Instruction
Within the material below, transcribe exactly the lines from the one holding "Generate a web" through the one holding "12.3, 12.3, 12.3, 12.3, 12.3]", keeping both ends and skipping the rest.

Listed records
==========

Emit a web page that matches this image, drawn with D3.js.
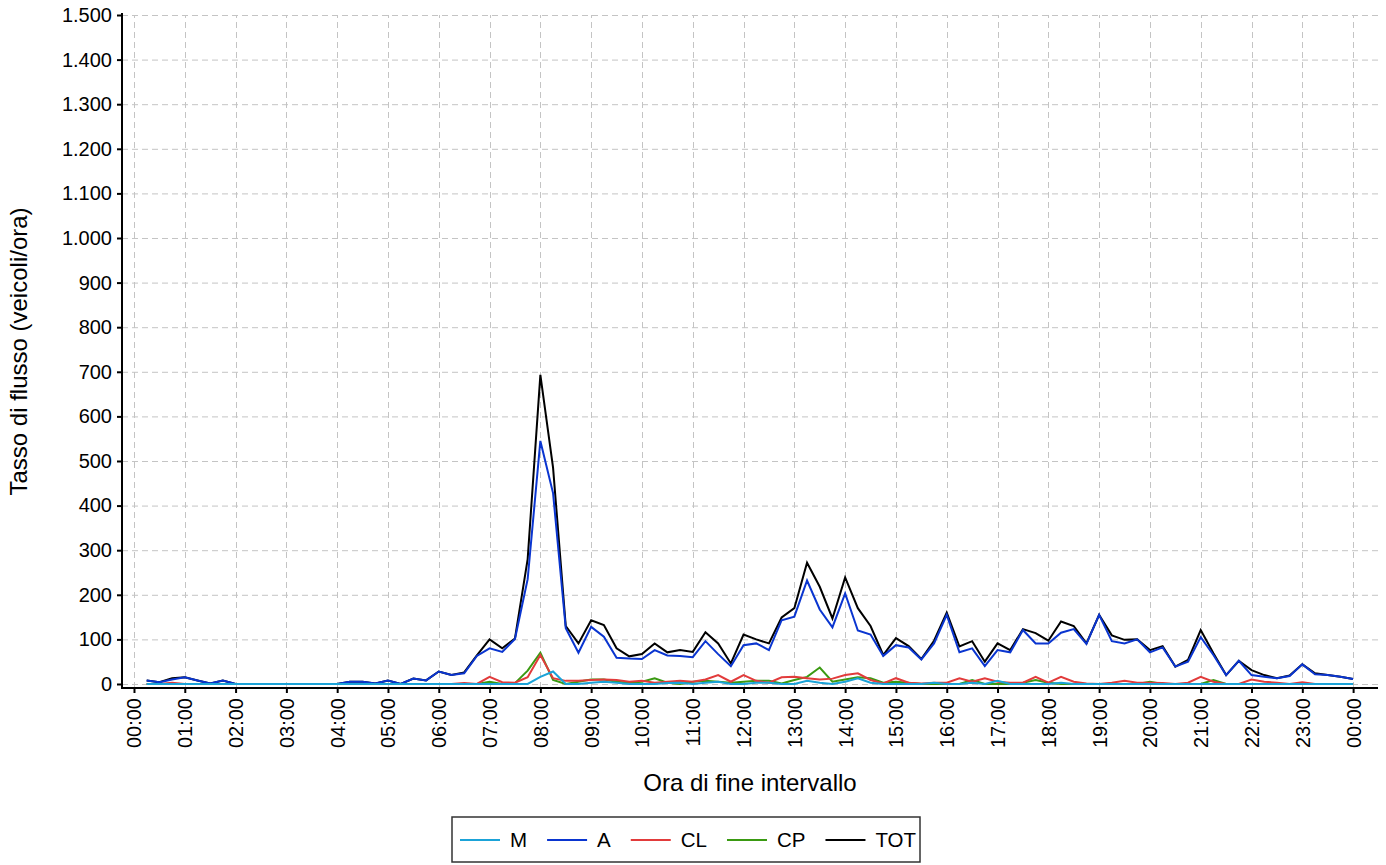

==========

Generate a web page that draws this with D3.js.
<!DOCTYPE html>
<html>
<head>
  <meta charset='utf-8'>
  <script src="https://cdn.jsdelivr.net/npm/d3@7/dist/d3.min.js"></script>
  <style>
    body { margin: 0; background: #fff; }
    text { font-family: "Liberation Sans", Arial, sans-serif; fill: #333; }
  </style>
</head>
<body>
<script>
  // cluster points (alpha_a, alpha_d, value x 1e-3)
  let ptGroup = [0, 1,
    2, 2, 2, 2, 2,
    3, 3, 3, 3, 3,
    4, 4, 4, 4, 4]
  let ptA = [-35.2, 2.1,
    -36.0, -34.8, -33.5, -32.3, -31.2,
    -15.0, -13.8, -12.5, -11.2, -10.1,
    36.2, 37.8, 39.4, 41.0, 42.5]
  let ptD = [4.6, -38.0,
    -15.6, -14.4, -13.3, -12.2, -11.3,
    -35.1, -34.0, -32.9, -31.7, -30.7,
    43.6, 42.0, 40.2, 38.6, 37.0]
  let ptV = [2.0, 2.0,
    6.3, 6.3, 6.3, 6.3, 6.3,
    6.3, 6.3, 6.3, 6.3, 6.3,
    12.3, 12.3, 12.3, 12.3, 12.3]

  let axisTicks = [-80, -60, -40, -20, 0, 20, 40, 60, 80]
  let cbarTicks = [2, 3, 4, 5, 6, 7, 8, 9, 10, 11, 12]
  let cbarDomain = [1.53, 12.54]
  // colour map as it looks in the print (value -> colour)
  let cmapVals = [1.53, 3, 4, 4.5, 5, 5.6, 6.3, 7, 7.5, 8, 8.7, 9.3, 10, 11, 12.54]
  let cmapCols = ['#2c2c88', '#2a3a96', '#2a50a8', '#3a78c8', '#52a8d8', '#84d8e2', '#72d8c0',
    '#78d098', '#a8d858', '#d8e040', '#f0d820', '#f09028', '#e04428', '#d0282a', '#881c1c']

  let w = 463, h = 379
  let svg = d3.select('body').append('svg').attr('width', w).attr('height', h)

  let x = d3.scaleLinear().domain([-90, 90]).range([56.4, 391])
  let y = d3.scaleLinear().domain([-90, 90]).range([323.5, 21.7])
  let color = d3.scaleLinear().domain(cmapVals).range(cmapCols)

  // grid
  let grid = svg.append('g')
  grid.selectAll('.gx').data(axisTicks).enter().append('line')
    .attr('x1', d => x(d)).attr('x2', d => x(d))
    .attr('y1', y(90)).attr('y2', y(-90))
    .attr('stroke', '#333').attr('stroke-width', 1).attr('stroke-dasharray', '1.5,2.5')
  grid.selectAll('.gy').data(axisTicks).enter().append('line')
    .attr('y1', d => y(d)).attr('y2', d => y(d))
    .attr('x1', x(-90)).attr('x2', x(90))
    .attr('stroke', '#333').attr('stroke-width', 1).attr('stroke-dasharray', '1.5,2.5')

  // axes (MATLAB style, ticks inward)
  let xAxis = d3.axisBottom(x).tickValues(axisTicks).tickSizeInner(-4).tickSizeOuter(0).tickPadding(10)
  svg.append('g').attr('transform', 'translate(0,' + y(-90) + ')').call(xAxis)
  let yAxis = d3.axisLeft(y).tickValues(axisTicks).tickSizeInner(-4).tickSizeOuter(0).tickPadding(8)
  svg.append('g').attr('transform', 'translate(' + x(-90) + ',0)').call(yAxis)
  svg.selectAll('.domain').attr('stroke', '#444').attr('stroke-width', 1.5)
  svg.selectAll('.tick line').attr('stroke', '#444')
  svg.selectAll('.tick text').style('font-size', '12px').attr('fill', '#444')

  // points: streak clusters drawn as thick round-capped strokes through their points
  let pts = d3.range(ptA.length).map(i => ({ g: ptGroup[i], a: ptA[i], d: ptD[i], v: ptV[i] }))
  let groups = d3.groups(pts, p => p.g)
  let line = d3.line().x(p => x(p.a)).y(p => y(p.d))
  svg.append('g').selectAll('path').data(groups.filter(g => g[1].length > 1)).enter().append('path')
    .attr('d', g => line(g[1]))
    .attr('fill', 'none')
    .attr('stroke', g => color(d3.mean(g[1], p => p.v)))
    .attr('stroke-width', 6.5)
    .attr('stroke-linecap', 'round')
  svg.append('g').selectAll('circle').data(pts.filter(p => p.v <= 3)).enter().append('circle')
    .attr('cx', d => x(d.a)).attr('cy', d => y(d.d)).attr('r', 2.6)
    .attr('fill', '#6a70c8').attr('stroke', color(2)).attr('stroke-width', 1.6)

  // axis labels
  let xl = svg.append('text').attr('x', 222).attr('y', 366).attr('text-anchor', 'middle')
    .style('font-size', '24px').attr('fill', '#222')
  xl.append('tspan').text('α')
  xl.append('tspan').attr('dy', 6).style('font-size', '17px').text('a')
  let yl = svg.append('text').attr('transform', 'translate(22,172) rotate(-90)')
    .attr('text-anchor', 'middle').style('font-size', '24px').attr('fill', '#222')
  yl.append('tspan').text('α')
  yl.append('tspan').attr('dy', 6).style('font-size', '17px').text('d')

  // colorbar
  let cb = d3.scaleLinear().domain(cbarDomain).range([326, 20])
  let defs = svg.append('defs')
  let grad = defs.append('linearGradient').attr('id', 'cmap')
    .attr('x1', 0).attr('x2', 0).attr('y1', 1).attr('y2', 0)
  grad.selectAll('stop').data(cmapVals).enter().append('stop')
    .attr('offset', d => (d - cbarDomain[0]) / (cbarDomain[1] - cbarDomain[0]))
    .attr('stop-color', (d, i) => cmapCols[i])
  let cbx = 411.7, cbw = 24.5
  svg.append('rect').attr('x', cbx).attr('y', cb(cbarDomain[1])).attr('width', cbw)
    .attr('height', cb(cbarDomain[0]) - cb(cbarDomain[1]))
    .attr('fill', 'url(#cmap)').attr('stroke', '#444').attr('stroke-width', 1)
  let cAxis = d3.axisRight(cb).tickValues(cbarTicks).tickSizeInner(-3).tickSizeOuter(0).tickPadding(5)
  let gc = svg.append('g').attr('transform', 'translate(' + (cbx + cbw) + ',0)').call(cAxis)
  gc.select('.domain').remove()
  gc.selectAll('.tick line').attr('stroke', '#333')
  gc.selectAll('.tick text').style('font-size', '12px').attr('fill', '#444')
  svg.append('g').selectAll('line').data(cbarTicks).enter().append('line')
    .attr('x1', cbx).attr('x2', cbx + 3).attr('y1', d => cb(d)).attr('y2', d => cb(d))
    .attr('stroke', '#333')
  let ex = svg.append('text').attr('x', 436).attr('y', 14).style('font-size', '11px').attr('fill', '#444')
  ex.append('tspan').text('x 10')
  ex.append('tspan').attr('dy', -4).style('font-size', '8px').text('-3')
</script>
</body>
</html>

==========

Worked solution
Generate a web page that draws this with D3.js.
<!DOCTYPE html>
<html>
<head>
  <meta charset='utf-8'>
  <script src="https://cdn.jsdelivr.net/npm/d3@7/dist/d3.min.js"></script>
  <style>
    body { margin: 0; background: #fff; }
    text { font-family: "Liberation Sans", Arial, sans-serif; fill: #333; }
  </style>
</head>
<body>
<script>
  // cluster points (alpha_a, alpha_d, value x 1e-3)
  let ptGroup = [0, 1,
    2, 2, 2, 2, 2,
    3, 3, 3, 3, 3,
    4, 4, 4, 4, 4]
  let ptA = [-35.2, 2.1,
    -36.0, -34.8, -33.5, -32.3, -31.2,
    -15.0, -13.8, -12.5, -11.2, -10.1,
    36.2, 37.8, 39.4, 41.0, 42.5]
  let ptD = [4.6, -38.0,
    -15.6, -14.4, -13.3, -12.2, -11.3,
    -35.1, -34.0, -32.9, -31.7, -30.7,
    43.6, 42.0, 40.2, 38.6, 37.0]
  let ptV = [2.0, 2.0,
    6.3, 6.3, 6.3, 6.3, 6.3,
    6.3, 6.3, 6.3, 6.3, 6.3,
    12.3, 12.3, 12.3, 12.3, 12.3]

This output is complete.